Söz konusu tarih aralığında Kocaeli Eskihisar açıklarında da müsilaj lehine değişimler görüldüğünü kaydeden Yılmaz, Gemlik Körfezi'nde de müsilaj oluşumunu açık şekilde gördüklerini belirtti.
Aynı bölgelere son 1 haftada yeniden baktıklarını bildiren Yılmaz, şu bilgileri paylaştı:
"Son görüntülere de baktık. 'Mayısın ilk haftasıyla şimdiki durum ne?' diye inceledik. Şimdi aynı bölgelerde, örneğin İzmit Körfezi’nin burun kısmında hafif müsilaj olabilir, mayısın ilk haftasına göre yeni görünen alanlar var ama tabii ki yerinde gözlem bu konuda çok önemli. Kocaeli Eskihisar'da 1-9 Mayıs'ta gördük, ayın sonunda görmedik, yine Gemlik Körfezi'nin son bir haftalık görünümlerinde müsilajın kaybolduğunu gördük."
2021 yılında su yüzeylerinde müsilajın oldukça yoğun bir tabaka halinde olduğunu, daha sonra temizlik çalışmaları yapılarak giderildiğini anımsatan Yılmaz, "Şimdi baktığımızda yine müsilaj 'ben buradayım' diyor. Kendini gösteriyor, sonra çok hızlı kayboluyor yani takip edilmesi gerekiyor. Olaya bilimsel yaklaşmak, önlem almak ve süreci izlemek gerekiyor. Biz bu konuyla ilgili her türlü desteği sağlamaya hazırız, yeter ki talep gelsin." diye konuştu.
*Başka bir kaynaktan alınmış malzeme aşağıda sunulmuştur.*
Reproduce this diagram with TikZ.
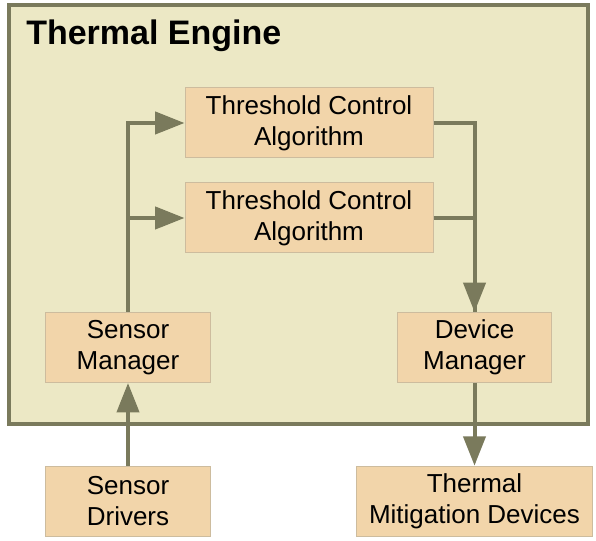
\documentclass[tikz,border=0pt]{standalone}
\usepackage{fontspec}
\setmainfont{Liberation Sans}
\usetikzlibrary{positioning,arrows.meta}
\definecolor{enginefill}{RGB}{236,232,197}
\definecolor{engineline}{RGB}{122,122,92}
\definecolor{boxfill}{RGB}{242,213,170}
\definecolor{boxline}{RGB}{205,188,158}
\tikzstyle{tbox}=[rectangle, draw=boxline, fill=boxfill, line width=0.75pt,
                  align=center, inner sep=0pt, minimum height=52.5pt,
                  font=\fontsize{19.5}{23.3}\selectfont]
\tikzstyle{pline}=[-, line width=3pt, draw=engineline]
\tikzstyle{parrow}=[pline, -{Triangle[length=22pt,width=16.5pt]}]

\begin{document}
\begin{tikzpicture}[x=0.75pt,y=-0.75pt]
\useasboundingbox (0,0) rectangle (596,541);

\draw[line width=3pt, draw=engineline, fill=enginefill] (8.5,5.5) rectangle (587.5,424);
\node (TITLE) [anchor=base west, inner sep=0pt, font=\fontsize{25.5}{30}\selectfont\bfseries]
  at (26,45) {Thermal Engine};

\node (TCA1) [tbox, minimum width=186pt] at (309,123) {Threshold Control\\Algorithm};
\node (TCA2) [tbox, minimum width=186pt, below=18pt of TCA1] {Threshold Control\\Algorithm};

\node (SM) [tbox, minimum width=124pt] at (128,347.5) {Sensor\\Manager};
\node (DM) [tbox, minimum width=115pt] at (474.5,347.5) {Device\\Manager};

\node (SD) [tbox, minimum width=124pt, below=62pt of SM] {Sensor\\Drivers};
\node (TMD) [tbox, minimum width=177pt, below=62pt of DM] {Thermal\\Mitigation Devices};

 \draw[parrow]   (SM.north) |- (TCA1.west) ;
 \draw[parrow]   (SM.north) |- (TCA2.west) ;
 \draw[parrow]   (TCA1.east) -| (DM.north) ;
 \draw[pline]    (TCA2.east) -| (DM.north) ;
 \draw[parrow]   (SD.north) -- (SM.south) ;
 \draw[parrow]   (DM.south) -- (TMD.north) ;

\end{tikzpicture}
\end{document}
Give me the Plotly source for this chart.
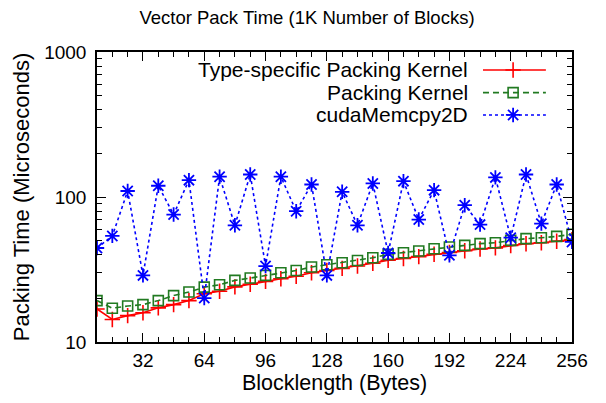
import plotly.graph_objects as go

blocklength = list(range(8, 257, 8))

type_specific = [16.9, 14.3, 15.2, 15.9, 17.2, 18.1, 19.3, 21.5, 22.4, 24.0, 25.0, 26.2,
                 27.3, 28.4, 30.0, 31.1, 32.2, 33.4, 34.9, 36.6, 37.7, 38.8, 40.3, 41.4,
                 42.6, 43.8, 44.6, 46.3, 47.6, 48.4, 49.5, 50.8]
packing_kernel = [19.3, 17.1, 17.7, 18.1, 19.3, 20.9, 22.1, 23.9, 24.8, 26.6, 27.6, 28.8,
                  30.0, 31.1, 32.9, 34.1, 35.2, 36.5, 38.1, 40.2, 41.3, 42.4, 44.0, 45.2,
                  46.4, 47.7, 48.4, 50.2, 51.6, 52.4, 53.5, 55.3]
memcpy2d = [44.5, 53.9, 110, 28.8, 119.6, 75.7, 130.7, 20.1, 138, 63.8, 143, 33.4,
            138, 79.8, 122, 28.8, 108.6, 63.8, 124, 41.1, 128.6, 69.9, 111.5, 39.6,
            87.8, 64.5, 136.5, 52.4, 143, 65.5, 122, 49.0]

series_names = ["Type-specific Packing Kernel", "Packing Kernel", "cudaMemcpy2D"]
x_tickvals = [32, 64, 96, 128, 160, 192, 224, 256]
y_tickvals = [10, 100, 1000]

RED = "#ff0000"
GREEN = "#217a21"
BLUE = "#0000ff"
FONT = "Liberation Sans, Arial, sans-serif"

styles = [
    dict(color=RED, dash="solid", symbol="cross-thin", size=11, mlw=1.6),
    dict(color=GREEN, dash="6px,4px", symbol="square-open", size=10, mlw=1.6),
    dict(color=BLUE, dash="3px,3px", symbol="asterisk-open", size=12, mlw=1.8),
]

fig = go.Figure()
for name, ys, st in zip(series_names, [type_specific, packing_kernel, memcpy2d], styles):
    fig.add_trace(go.Scatter(
        x=blocklength, y=ys, mode="lines+markers", name=name,
        line=dict(color=st["color"], width=1.6, dash=st["dash"]),
        marker=dict(symbol=st["symbol"], size=st["size"], color=st["color"],
                    line=dict(color=st["color"], width=st["mlw"])),
        showlegend=False, cliponaxis=True,
    ))

# gnuplot-style legend (text on left, sample on right) on an overlay axis
leg_rows = [0.938, 0.860, 0.783]
for name, yr, st in zip(series_names, leg_rows, styles):
    fig.add_trace(go.Scatter(
        x=[0.8126, 0.945], y=[yr, yr], mode="lines", xaxis="x2", yaxis="y2",
        line=dict(color=st["color"], width=1.6, dash=st["dash"]), showlegend=False,
        hoverinfo="skip"))
    fig.add_trace(go.Scatter(
        x=[0.876], y=[yr], mode="markers", xaxis="x2", yaxis="y2",
        marker=dict(symbol=st["symbol"], size=st["size"], color=st["color"],
                    line=dict(color=st["color"], width=st["mlw"])),
        showlegend=False, hoverinfo="skip"))
    fig.add_annotation(x=0.785, y=yr, xref="paper", yref="paper", text=name,
                       showarrow=False, xanchor="right", yanchor="middle",
                       font=dict(size=21, color="black", family=FONT))

minor_y = [m * 10 ** e for e in (1, 2) for m in range(2, 10)]

# the page adds an 8px body margin, so the figure is shifted by 8px
W, H = 598, 395
fig.update_layout(
    width=W, height=H,
    margin=dict(l=89, r=34, t=44, b=61, autoexpand=False),
    paper_bgcolor="white", plot_bgcolor="white",
    font=dict(family=FONT, size=18, color="black"),
    title=dict(text="Vector Pack Time (1K Number of Blocks)", x=0.5, xanchor="center",
               xref="container", y=1 - 10 / H, yref="container", yanchor="middle",
               font=dict(size=18.5)),
    xaxis=dict(range=[8, 256], tickmode="array", tickvals=x_tickvals, automargin=False,
               ticks="inside", ticklen=9, tickwidth=1.3, tickcolor="black",
               showline=True, linecolor="black", linewidth=1.5, mirror="ticks",
               showgrid=False, zeroline=False,
               minor=dict(tickmode="array", tickvals=blocklength, ticks="inside",
                          ticklen=5, tickwidth=1.3, tickcolor="black", showgrid=False),
               title=dict(text="Blocklength (Bytes)", standoff=3, font=dict(size=21.5)),
               tickfont=dict(size=19)),
    yaxis=dict(type="log", range=[1, 3], tickmode="array", tickvals=y_tickvals,
               ticktext=[str(v) for v in y_tickvals], automargin=False,
               ticks="inside", ticklen=9, tickwidth=1.3, tickcolor="black",
               showline=True, linecolor="black", linewidth=1.5, mirror="ticks",
               showgrid=False, zeroline=False, ticklabelstandoff=5,
               minor=dict(tickmode="array", tickvals=minor_y, ticks="inside",
                          ticklen=5, tickwidth=1.3, tickcolor="black", showgrid=False),
               title=dict(text="Packing Time (Microseconds)", standoff=8, font=dict(size=22)),
               tickfont=dict(size=19)),
    xaxis2=dict(overlaying="x", range=[0, 1], visible=False, fixedrange=True),
    yaxis2=dict(overlaying="y", range=[0, 1], visible=False, fixedrange=True),
)

fig.write_html("out.html")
Özellikle çevre sorunlarında uzaktan algılama tekniklerinin gerekliliğine işaret eden Yılmaz, bu tekniklerin aynı zamanda yangın, tarım, orman alanlarının izlenmesi, kent büyümesi, arazi yüzey sıcaklığı gibi pek çok alanda kullanılabileceğini belirtti.